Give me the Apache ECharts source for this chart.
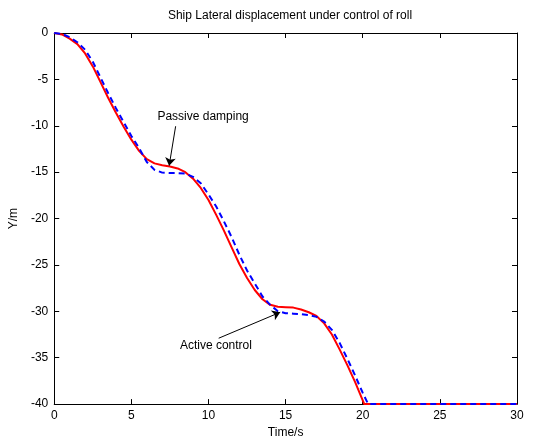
<!DOCTYPE html>
<html>
<head>
<meta charset="utf-8">
<script src="https://cdn.jsdelivr.net/npm/echarts@6/dist/echarts.min.js"></script>
<style>
html,body{margin:0;padding:0;background:#fff;}
#chart{width:533px;height:444px;}
</style>
</head>
<body>
<div id="chart"></div>
<script>
var titleText = 'Ship Lateral displacement under control of roll';
var xName = 'Time/s';
var yName = 'Y/m';
var xTicks = [0, 5, 10, 15, 20, 25, 30];
var yTicks = [0, -5, -10, -15, -20, -25, -30, -35, -40];

var passiveT = [0, 0.5, 1.0, 1.5, 2.0, 2.5, 3.0, 3.5, 4.0, 4.5, 5.0, 5.5, 6.0, 6.5, 7.0, 7.5, 8.0, 8.5, 9.0, 9.5, 10.0, 10.5, 11.0, 11.5, 12.0, 12.5, 13.0, 13.5, 14.0, 14.5, 15.0, 15.5, 16.0, 16.5, 17.0, 17.5, 18.0, 18.5, 19.0, 19.5, 20.1, 30];
var passiveY = [0, -0.15, -0.6, -1.2, -2.2, -3.6, -5.3, -7.0, -8.6, -10.1, -11.5, -12.7, -13.6, -14.05, -14.25, -14.4, -14.6, -15.0, -15.7, -16.7, -18.0, -19.6, -21.3, -23.1, -24.9, -26.4, -27.7, -28.7, -29.3, -29.5, -29.55, -29.6, -29.8, -30.1, -30.5, -31.3, -32.5, -34.1, -35.8, -37.6, -40, -40];

var activeT = [0, 0.5, 1.0, 1.5, 2.0, 2.5, 3.0, 3.5, 4.0, 4.5, 5.0, 5.5, 6.0, 6.5, 7.0, 7.5, 8.0, 8.5, 9.0, 9.5, 10.0, 10.5, 11.0, 11.5, 12.0, 12.5, 13.0, 13.5, 14.0, 14.5, 15.0, 15.5, 16.0, 16.5, 17.0, 17.5, 18.0, 18.5, 19.0, 19.5, 20.0, 20.35, 30];
var activeY = [0, -0.1, -0.45, -1.0, -1.8, -3.1, -4.8, -6.5, -8.1, -9.6, -11.1, -12.4, -13.9, -14.75, -15.05, -15.1, -15.1, -15.15, -15.5, -16.2, -17.4, -18.7, -20.3, -22.0, -23.9, -25.6, -27.0, -28.4, -29.3, -30.0, -30.2, -30.25, -30.3, -30.4, -30.6, -31.1, -32.0, -33.4, -35.1, -36.9, -38.8, -40, -40];

var annoLabels = ['Passive damping', 'Active control'];
var annoTextPos = [[9.65, -9.0], [10.48, -33.66]];
var annoArrowFrom = [[7.87, -10.05], [10.66, -32.9]];
var annoArrowTo = [[7.45, -14.3], [14.65, -30.1]];

function pairs(t, y) { return t.map(function (v, i) { return [v, y[i]]; }); }

var chart = echarts.init(document.getElementById('chart'), null, {renderer: 'canvas'});
var font = 'Liberation Sans, Arial, Helvetica, sans-serif';
var axisCommon = {
  axisLine: {show: true, onZero: false, lineStyle: {color: '#000', width: 1}},
  axisTick: {show: true, inside: true, length: 5, lineStyle: {color: '#000'}},
  splitLine: {show: false}
};

chart.setOption({
  animation: false,
  backgroundColor: '#fff',
  textStyle: {fontFamily: font},
  title: {
    text: titleText, left: 285, top: 5, textAlign: 'center',
    textStyle: {fontSize: 12, fontWeight: 'normal', color: '#000', fontFamily: font}
  },
  grid: {left: 53, right: 16, top: 33, bottom: 38, containLabel: false},
  xAxis: [
    Object.assign({type: 'value', min: 0, max: 30, interval: 5, position: 'bottom',
      name: xName, nameLocation: 'middle', nameGap: 22,
      nameTextStyle: {fontSize: 12, color: '#000', fontFamily: font},
      axisLabel: {show: true, color: '#000', fontSize: 12, margin: 6, fontFamily: font,
        formatter: function (v) { return xTicks.indexOf(v) >= 0 ? String(v) : ''; }}}, axisCommon),
    Object.assign({type: 'value', min: 0, max: 30, interval: 5, position: 'top',
      axisLabel: {show: false}}, axisCommon)
  ],
  yAxis: [
    Object.assign({type: 'value', min: -40, max: 0, interval: 5, position: 'left',
      name: yName, nameLocation: 'middle', nameGap: 31, nameRotate: 90,
      nameTextStyle: {fontSize: 12, color: '#000', fontFamily: font},
      axisLabel: {show: true, color: '#000', fontSize: 12, margin: 6, fontFamily: font,
        formatter: function (v) { return yTicks.indexOf(v) >= 0 ? String(v) : ''; }}}, axisCommon),
    Object.assign({type: 'value', min: -40, max: 0, interval: 5, position: 'right',
      axisLabel: {show: false}}, axisCommon)
  ],
  series: [
    {
      name: 'Passive damping', type: 'line', data: pairs(passiveT, passiveY),
      showSymbol: false, smooth: false,
      lineStyle: {color: '#ff0000', width: 2, type: 'solid', join: 'round'}, z: 2,
      markPoint: {
        symbol: 'circle', symbolSize: 0, silent: true,
        data: [{coord: annoTextPos[0], label: {show: true, position: 'inside', formatter: annoLabels[0], color: '#000', fontSize: 12, fontFamily: font}}]
      },
      markLine: {
        silent: true, symbol: ['none', 'arrow'], symbolSize: 8,
        lineStyle: {color: '#000', width: 1, type: 'solid'}, label: {show: false},
        data: [[{coord: annoArrowFrom[0]}, {coord: annoArrowTo[0]}]]
      }
    },
    {
      name: 'Active control', type: 'line', data: pairs(activeT, activeY),
      showSymbol: false, smooth: false,
      lineStyle: {color: '#0000ff', width: 2, type: [6, 4], join: 'round'}, z: 3,
      markPoint: {
        symbol: 'circle', symbolSize: 0, silent: true,
        data: [{coord: annoTextPos[1], label: {show: true, position: 'inside', formatter: annoLabels[1], color: '#000', fontSize: 12, fontFamily: font}}]
      },
      markLine: {
        silent: true, symbol: ['none', 'arrow'], symbolSize: 8,
        lineStyle: {color: '#000', width: 1, type: 'solid'}, label: {show: false},
        data: [[{coord: annoArrowFrom[1]}, {coord: annoArrowTo[1]}]]
      }
    }
  ]
});
</script>
</body>
</html>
####
DIRECTIVE: Output a faithful copy of the data, with each picture left out.

TASK ANSWER:
Give me the Apache ECharts source for this chart.
<!DOCTYPE html>
<html>
<head>
<meta charset="utf-8">
<script src="https://cdn.jsdelivr.net/npm/echarts@6/dist/echarts.min.js"></script>
<style>
html,body{margin:0;padding:0;background:#fff;}
#chart{width:533px;height:444px;}
</style>
</head>
<body>
<div id="chart"></div>
<script>
var titleText = 'Ship Lateral displacement under control of roll';
var xName = 'Time/s';
var yName = 'Y/m';
var xTicks = [0, 5, 10, 15, 20, 25, 30];
var yTicks = [0, -5, -10, -15, -20, -25, -30, -35, -40];

var passiveT = [0, 0.5, 1.0, 1.5, 2.0, 2.5, 3.0, 3.5, 4.0, 4.5, 5.0, 5.5, 6.0, 6.5, 7.0, 7.5, 8.0, 8.5, 9.0, 9.5, 10.0, 10.5, 11.0, 11.5, 12.0, 12.5, 13.0, 13.5, 14.0, 14.5, 15.0, 15.5, 16.0, 16.5, 17.0, 17.5, 18.0, 18.5, 19.0, 19.5, 20.1, 30];
var passiveY = [0, -0.15, -0.6, -1.2, -2.2, -3.6, -5.3, -7.0, -8.6, -10.1, -11.5, -12.7, -13.6, -14.05, -14.25, -14.4, -14.6, -15.0, -15.7, -16.7, -18.0, -19.6, -21.3, -23.1, -24.9, -26.4, -27.7, -28.7, -29.3, -29.5, -29.55, -29.6, -29.8, -30.1, -30.5, -31.3, -32.5, -34.1, -35.8, -37.6, -40, -40];

var activeT = [0, 0.5, 1.0, 1.5, 2.0, 2.5, 3.0, 3.5, 4.0, 4.5, 5.0, 5.5, 6.0, 6.5, 7.0, 7.5, 8.0, 8.5, 9.0, 9.5, 10.0, 10.5, 11.0, 11.5, 12.0, 12.5, 13.0, 13.5, 14.0, 14.5, 15.0, 15.5, 16.0, 16.5, 17.0, 17.5, 18.0, 18.5, 19.0, 19.5, 20.0, 20.35, 30];
var activeY = [0, -0.1, -0.45, -1.0, -1.8, -3.1, -4.8, -6.5, -8.1, -9.6, -11.1, -12.4, -13.9, -14.75, -15.05, -15.1, -15.1, -15.15, -15.5, -16.2, -17.4, -18.7, -20.3, -22.0, -23.9, -25.6, -27.0, -28.4, -29.3, -30.0, -30.2, -30.25, -30.3, -30.4, -30.6, -31.1, -32.0, -33.4, -35.1, -36.9, -38.8, -40, -40];

var annoLabels = ['Passive damping', 'Active control'];
var annoTextPos = [[9.65, -9.0], [10.48, -33.66]];
var annoArrowFrom = [[7.87, -10.05], [10.66, -32.9]];
var annoArrowTo = [[7.45, -14.3], [14.65, -30.1]];

function pairs(t, y) { return t.map(function (v, i) { return [v, y[i]]; }); }

var chart = echarts.init(document.getElementById('chart'), null, {renderer: 'canvas'});
var font = 'Liberation Sans, Arial, Helvetica, sans-serif';
var axisCommon = {
  axisLine: {show: true, onZero: false, lineStyle: {color: '#000', width: 1}},
  axisTick: {show: true, inside: true, length: 5, lineStyle: {color: '#000'}},
  splitLine: {show: false}
};

chart.setOption({
  animation: false,
  backgroundColor: '#fff',
  textStyle: {fontFamily: font},
  title: {
    text: titleText, left: 285, top: 5, textAlign: 'center',
    textStyle: {fontSize: 12, fontWeight: 'normal', color: '#000', fontFamily: font}
  },
  grid: {left: 53, right: 16, top: 33, bottom: 38, containLabel: false},
  xAxis: [
    Object.assign({type: 'value', min: 0, max: 30, interval: 5, position: 'bottom',
      name: xName, nameLocation: 'middle', nameGap: 22,
      nameTextStyle: {fontSize: 12, color: '#000', fontFamily: font},
      axisLabel: {show: true, color: '#000', fontSize: 12, margin: 6, fontFamily: font,
        formatter: function (v) { return xTicks.indexOf(v) >= 0 ? String(v) : ''; }}}, axisCommon),
    Object.assign({type: 'value', min: 0, max: 30, interval: 5, position: 'top',
      axisLabel: {show: false}}, axisCommon)
  ],
  yAxis: [
    Object.assign({type: 'value', min: -40, max: 0, interval: 5, position: 'left',
      name: yName, nameLocation: 'middle', nameGap: 31, nameRotate: 90,
      nameTextStyle: {fontSize: 12, color: '#000', fontFamily: font},
      axisLabel: {show: true, color: '#000', fontSize: 12, margin: 6, fontFamily: font,
        formatter: function (v) { return yTicks.indexOf(v) >= 0 ? String(v) : ''; }}}, axisCommon),
    Object.assign({type: 'value', min: -40, max: 0, interval: 5, position: 'right',
      axisLabel: {show: false}}, axisCommon)
  ],
  series: [
    {
      name: 'Passive damping', type: 'line', data: pairs(passiveT, passiveY),
      showSymbol: false, smooth: false,
      lineStyle: {color: '#ff0000', width: 2, type: 'solid', join: 'round'}, z: 2,
      markPoint: {
        symbol: 'circle', symbolSize: 0, silent: true,
        data: [{coord: annoTextPos[0], label: {show: true, position: 'inside', formatter: annoLabels[0], color: '#000', fontSize: 12, fontFamily: font}}]
      },
      markLine: {
        silent: true, symbol: ['none', 'arrow'], symbolSize: 8,
        lineStyle: {color: '#000', width: 1, type: 'solid'}, label: {show: false},
        data: [[{coord: annoArrowFrom[0]}, {coord: annoArrowTo[0]}]]
      }
    },
    {
      name: 'Active control', type: 'line', data: pairs(activeT, activeY),
      showSymbol: false, smooth: false,
      lineStyle: {color: '#0000ff', width: 2, type: [6, 4], join: 'round'}, z: 3,
      markPoint: {
        symbol: 'circle', symbolSize: 0, silent: true,
        data: [{coord: annoTextPos[1], label: {show: true, position: 'inside', formatter: annoLabels[1], color: '#000', fontSize: 12, fontFamily: font}}]
      },
      markLine: {
        silent: true, symbol: ['none', 'arrow'], symbolSize: 8,
        lineStyle: {color: '#000', width: 1, type: 'solid'}, label: {show: false},
        data: [[{coord: annoArrowFrom[1]}, {coord: annoArrowTo[1]}]]
      }
    }
  ]
});
</script>
</body>
</html>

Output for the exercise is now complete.